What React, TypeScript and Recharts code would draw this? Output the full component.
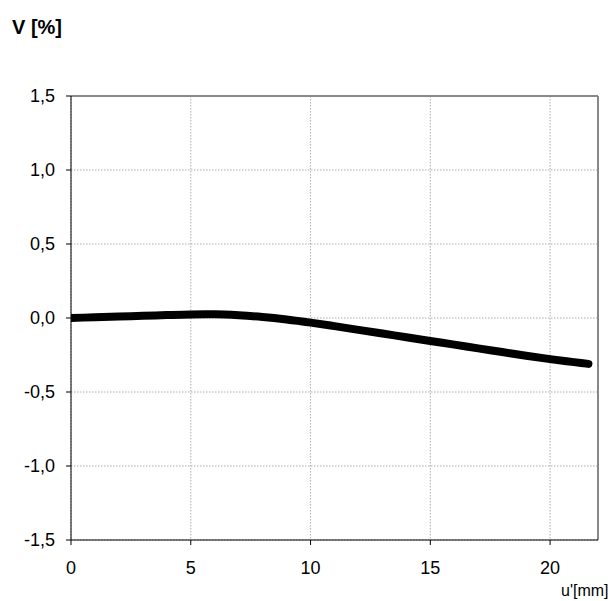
import { LineChart, Line, XAxis, YAxis, CartesianGrid, ReferenceLine } from 'recharts';

const uValues = [0, 1, 2, 3, 4, 5, 6, 7, 8, 9, 10, 11, 12, 13, 14, 15, 16, 17, 18, 19, 20, 21, 21.6];
const vValues = [0, 0.005, 0.01, 0.015, 0.02, 0.024, 0.025, 0.019, 0.007, -0.01, -0.031, -0.055, -0.08, -0.105, -0.13, -0.155, -0.18, -0.205, -0.23, -0.255, -0.278, -0.298, -0.31];
const xTicks = [0, 5, 10, 15, 20];
const yTicks = [-1.5, -1.0, -0.5, 0, 0.5, 1.0, 1.5];

const data = uValues.map((u, i) => ({ u, v: vValues[i] }));

const font = 'Liberation Sans, Arial, sans-serif';
const fmt = (v: number) => v.toFixed(1).replace('.', ',');

export default function App() {
  return (
    <div style={{ position: 'fixed', left: 0, top: 0, width: 612, height: 601, background: '#fff', fontFamily: font }}>
      <div style={{ position: 'absolute', left: 12, top: 16, fontSize: 20, fontWeight: 'bold', color: '#000' }}>V [%]</div>
      <div style={{ position: 'absolute', left: 561, top: 582, fontSize: 16, color: '#000', whiteSpace: 'nowrap' }}>u'[mm]</div>
      <LineChart width={612} height={601} data={data} margin={{ top: 96, right: 14, left: 0, bottom: 31 }}>
        <CartesianGrid stroke="#999" strokeDasharray="1.5 1.5" strokeWidth={0.8} />
        <XAxis
          dataKey="u"
          type="number"
          domain={[0, 22]}
          ticks={xTicks}
          height={30}
          stroke="#000"
          tickSize={5}
          tickMargin={16}
          tick={{ fill: '#000', fontSize: 18, fontFamily: font }}
          allowDataOverflow
        />
        <YAxis
          type="number"
          domain={[-1.5, 1.5]}
          ticks={yTicks}
          width={71}
          stroke="#000"
          tickSize={5}
          tickMargin={11}
          tickFormatter={fmt}
          tick={{ fill: '#000', fontSize: 18, fontFamily: font }}
        />
        <ReferenceLine y={1.5} stroke="#888" strokeWidth={2} />
        <ReferenceLine x={22} stroke="#888" strokeWidth={2} />
        <Line
          type="monotone"
          dataKey="v"
          stroke="#000"
          strokeWidth={8}
          strokeLinecap="round"
          dot={false}
          isAnimationActive={false}
        />
      </LineChart>
    </div>
  );
}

★ ★ ★

• EXERCISE TASK: Reproduce each line word for word and drop the pictures.

• WORKED SOLUTION:
What React, TypeScript and Recharts code would draw this? Output the full component.
import { LineChart, Line, XAxis, YAxis, CartesianGrid, ReferenceLine } from 'recharts';

const uValues = [0, 1, 2, 3, 4, 5, 6, 7, 8, 9, 10, 11, 12, 13, 14, 15, 16, 17, 18, 19, 20, 21, 21.6];
const vValues = [0, 0.005, 0.01, 0.015, 0.02, 0.024, 0.025, 0.019, 0.007, -0.01, -0.031, -0.055, -0.08, -0.105, -0.13, -0.155, -0.18, -0.205, -0.23, -0.255, -0.278, -0.298, -0.31];
const xTicks = [0, 5, 10, 15, 20];
const yTicks = [-1.5, -1.0, -0.5, 0, 0.5, 1.0, 1.5];

const data = uValues.map((u, i) => ({ u, v: vValues[i] }));

const font = 'Liberation Sans, Arial, sans-serif';
const fmt = (v: number) => v.toFixed(1).replace('.', ',');

export default function App() {
  return (
    <div style={{ position: 'fixed', left: 0, top: 0, width: 612, height: 601, background: '#fff', fontFamily: font }}>
      <div style={{ position: 'absolute', left: 12, top: 16, fontSize: 20, fontWeight: 'bold', color: '#000' }}>V [%]</div>
      <div style={{ position: 'absolute', left: 561, top: 582, fontSize: 16, color: '#000', whiteSpace: 'nowrap' }}>u'[mm]</div>
      <LineChart width={612} height={601} data={data} margin={{ top: 96, right: 14, left: 0, bottom: 31 }}>
        <CartesianGrid stroke="#999" strokeDasharray="1.5 1.5" strokeWidth={0.8} />
        <XAxis
          dataKey="u"
          type="number"
          domain={[0, 22]}
          ticks={xTicks}
          height={30}
          stroke="#000"
          tickSize={5}
          tickMargin={16}
          tick={{ fill: '#000', fontSize: 18, fontFamily: font }}
          allowDataOverflow
        />
        <YAxis
          type="number"
          domain={[-1.5, 1.5]}
          ticks={yTicks}
          width={71}
          stroke="#000"
          tickSize={5}
          tickMargin={11}
          tickFormatter={fmt}
          tick={{ fill: '#000', fontSize: 18, fontFamily: font }}
        />
        <ReferenceLine y={1.5} stroke="#888" strokeWidth={2} />
        <ReferenceLine x={22} stroke="#888" strokeWidth={2} />
        <Line
          type="monotone"
          dataKey="v"
          stroke="#000"
          strokeWidth={8}
          strokeLinecap="round"
          dot={false}
          isAnimationActive={false}
        />
      </LineChart>
    </div>
  );
}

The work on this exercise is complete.